#### SUPPLIED DATA ####

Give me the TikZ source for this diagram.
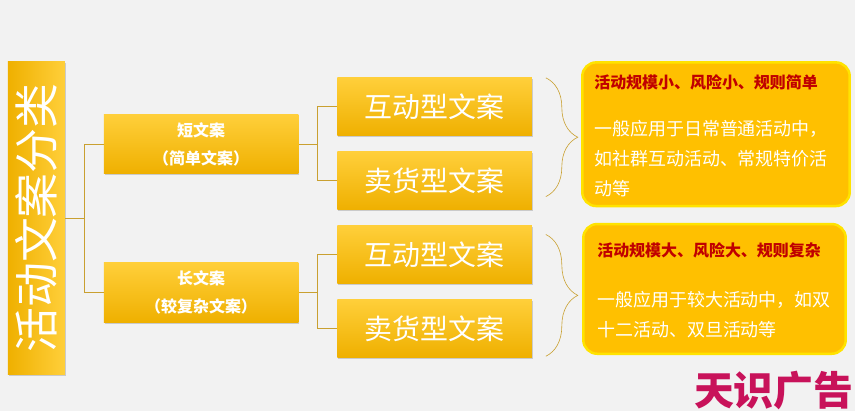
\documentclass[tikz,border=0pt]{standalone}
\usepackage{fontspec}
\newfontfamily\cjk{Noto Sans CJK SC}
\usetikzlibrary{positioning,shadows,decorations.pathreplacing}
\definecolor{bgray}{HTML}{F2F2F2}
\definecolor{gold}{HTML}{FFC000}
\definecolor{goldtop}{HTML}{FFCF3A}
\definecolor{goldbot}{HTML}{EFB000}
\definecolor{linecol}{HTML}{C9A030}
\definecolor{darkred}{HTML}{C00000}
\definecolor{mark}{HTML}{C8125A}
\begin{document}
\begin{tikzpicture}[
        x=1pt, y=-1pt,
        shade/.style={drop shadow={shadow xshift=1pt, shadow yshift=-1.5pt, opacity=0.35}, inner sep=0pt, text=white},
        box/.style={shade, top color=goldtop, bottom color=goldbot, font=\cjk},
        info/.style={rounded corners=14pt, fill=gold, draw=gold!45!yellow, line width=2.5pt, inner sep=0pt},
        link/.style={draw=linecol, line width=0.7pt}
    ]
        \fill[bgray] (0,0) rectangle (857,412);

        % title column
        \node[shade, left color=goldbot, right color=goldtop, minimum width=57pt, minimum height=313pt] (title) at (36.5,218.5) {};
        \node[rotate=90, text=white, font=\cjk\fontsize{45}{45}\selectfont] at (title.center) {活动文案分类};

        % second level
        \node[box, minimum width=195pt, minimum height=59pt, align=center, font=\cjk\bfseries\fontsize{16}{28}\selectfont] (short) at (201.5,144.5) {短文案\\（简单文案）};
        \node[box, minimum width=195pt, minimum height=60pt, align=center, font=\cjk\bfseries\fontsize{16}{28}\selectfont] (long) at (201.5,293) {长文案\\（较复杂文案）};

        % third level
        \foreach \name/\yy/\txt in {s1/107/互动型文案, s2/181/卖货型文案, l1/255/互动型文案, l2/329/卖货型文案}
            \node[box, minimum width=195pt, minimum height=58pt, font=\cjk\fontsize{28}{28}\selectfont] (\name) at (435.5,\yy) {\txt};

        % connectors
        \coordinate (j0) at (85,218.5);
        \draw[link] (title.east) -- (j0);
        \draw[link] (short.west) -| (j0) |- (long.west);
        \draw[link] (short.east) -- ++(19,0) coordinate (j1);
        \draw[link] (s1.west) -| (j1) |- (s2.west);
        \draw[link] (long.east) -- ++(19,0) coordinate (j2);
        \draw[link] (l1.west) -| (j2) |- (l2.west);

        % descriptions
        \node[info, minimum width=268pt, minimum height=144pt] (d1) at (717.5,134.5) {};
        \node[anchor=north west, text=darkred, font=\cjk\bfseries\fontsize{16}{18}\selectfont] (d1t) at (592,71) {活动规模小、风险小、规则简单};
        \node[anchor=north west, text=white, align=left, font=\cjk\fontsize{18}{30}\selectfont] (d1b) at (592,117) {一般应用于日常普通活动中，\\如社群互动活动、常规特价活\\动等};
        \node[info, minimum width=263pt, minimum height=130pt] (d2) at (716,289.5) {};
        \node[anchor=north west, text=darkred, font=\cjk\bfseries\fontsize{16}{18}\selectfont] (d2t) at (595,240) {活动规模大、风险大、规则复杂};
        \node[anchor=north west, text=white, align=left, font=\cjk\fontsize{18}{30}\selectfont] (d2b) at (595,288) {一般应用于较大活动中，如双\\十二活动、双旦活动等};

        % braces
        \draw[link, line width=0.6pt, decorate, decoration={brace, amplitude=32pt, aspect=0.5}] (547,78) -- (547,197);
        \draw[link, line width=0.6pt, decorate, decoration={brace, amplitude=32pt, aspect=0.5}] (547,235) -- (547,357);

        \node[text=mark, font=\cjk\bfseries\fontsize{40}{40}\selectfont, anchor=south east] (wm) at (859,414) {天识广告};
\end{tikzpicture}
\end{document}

####

DIRECTIONS:
Exclude the pictures. Write out the remaining data exactly.

PROBLEM SOLUTION:
Give me the TikZ source for this diagram.
\documentclass[tikz,border=0pt]{standalone}
\usepackage{fontspec}
\newfontfamily\cjk{Noto Sans CJK SC}
\usetikzlibrary{positioning,shadows,decorations.pathreplacing}
\definecolor{bgray}{HTML}{F2F2F2}
\definecolor{gold}{HTML}{FFC000}
\definecolor{goldtop}{HTML}{FFCF3A}
\definecolor{goldbot}{HTML}{EFB000}
\definecolor{linecol}{HTML}{C9A030}
\definecolor{darkred}{HTML}{C00000}
\definecolor{mark}{HTML}{C8125A}
\begin{document}
\begin{tikzpicture}[
        x=1pt, y=-1pt,
        shade/.style={drop shadow={shadow xshift=1pt, shadow yshift=-1.5pt, opacity=0.35}, inner sep=0pt, text=white},
        box/.style={shade, top color=goldtop, bottom color=goldbot, font=\cjk},
        info/.style={rounded corners=14pt, fill=gold, draw=gold!45!yellow, line width=2.5pt, inner sep=0pt},
        link/.style={draw=linecol, line width=0.7pt}
    ]
        \fill[bgray] (0,0) rectangle (857,412);

        % title column
        \node[shade, left color=goldbot, right color=goldtop, minimum width=57pt, minimum height=313pt] (title) at (36.5,218.5) {};
        \node[rotate=90, text=white, font=\cjk\fontsize{45}{45}\selectfont] at (title.center) {活动文案分类};

        % second level
        \node[box, minimum width=195pt, minimum height=59pt, align=center, font=\cjk\bfseries\fontsize{16}{28}\selectfont] (short) at (201.5,144.5) {短文案\\（简单文案）};
        \node[box, minimum width=195pt, minimum height=60pt, align=center, font=\cjk\bfseries\fontsize{16}{28}\selectfont] (long) at (201.5,293) {长文案\\（较复杂文案）};

        % third level
        \foreach \name/\yy/\txt in {s1/107/互动型文案, s2/181/卖货型文案, l1/255/互动型文案, l2/329/卖货型文案}
            \node[box, minimum width=195pt, minimum height=58pt, font=\cjk\fontsize{28}{28}\selectfont] (\name) at (435.5,\yy) {\txt};

        % connectors
        \coordinate (j0) at (85,218.5);
        \draw[link] (title.east) -- (j0);
        \draw[link] (short.west) -| (j0) |- (long.west);
        \draw[link] (short.east) -- ++(19,0) coordinate (j1);
        \draw[link] (s1.west) -| (j1) |- (s2.west);
        \draw[link] (long.east) -- ++(19,0) coordinate (j2);
        \draw[link] (l1.west) -| (j2) |- (l2.west);

        % descriptions
        \node[info, minimum width=268pt, minimum height=144pt] (d1) at (717.5,134.5) {};
        \node[anchor=north west, text=darkred, font=\cjk\bfseries\fontsize{16}{18}\selectfont] (d1t) at (592,71) {活动规模小、风险小、规则简单};
        \node[anchor=north west, text=white, align=left, font=\cjk\fontsize{18}{30}\selectfont] (d1b) at (592,117) {一般应用于日常普通活动中，\\如社群互动活动、常规特价活\\动等};
        \node[info, minimum width=263pt, minimum height=130pt] (d2) at (716,289.5) {};
        \node[anchor=north west, text=darkred, font=\cjk\bfseries\fontsize{16}{18}\selectfont] (d2t) at (595,240) {活动规模大、风险大、规则复杂};
        \node[anchor=north west, text=white, align=left, font=\cjk\fontsize{18}{30}\selectfont] (d2b) at (595,288) {一般应用于较大活动中，如双\\十二活动、双旦活动等};

        % braces
        \draw[link, line width=0.6pt, decorate, decoration={brace, amplitude=32pt, aspect=0.5}] (547,78) -- (547,197);
        \draw[link, line width=0.6pt, decorate, decoration={brace, amplitude=32pt, aspect=0.5}] (547,235) -- (547,357);

        \node[text=mark, font=\cjk\bfseries\fontsize{40}{40}\selectfont, anchor=south east] (wm) at (859,414) {天识广告};
\end{tikzpicture}
\end{document}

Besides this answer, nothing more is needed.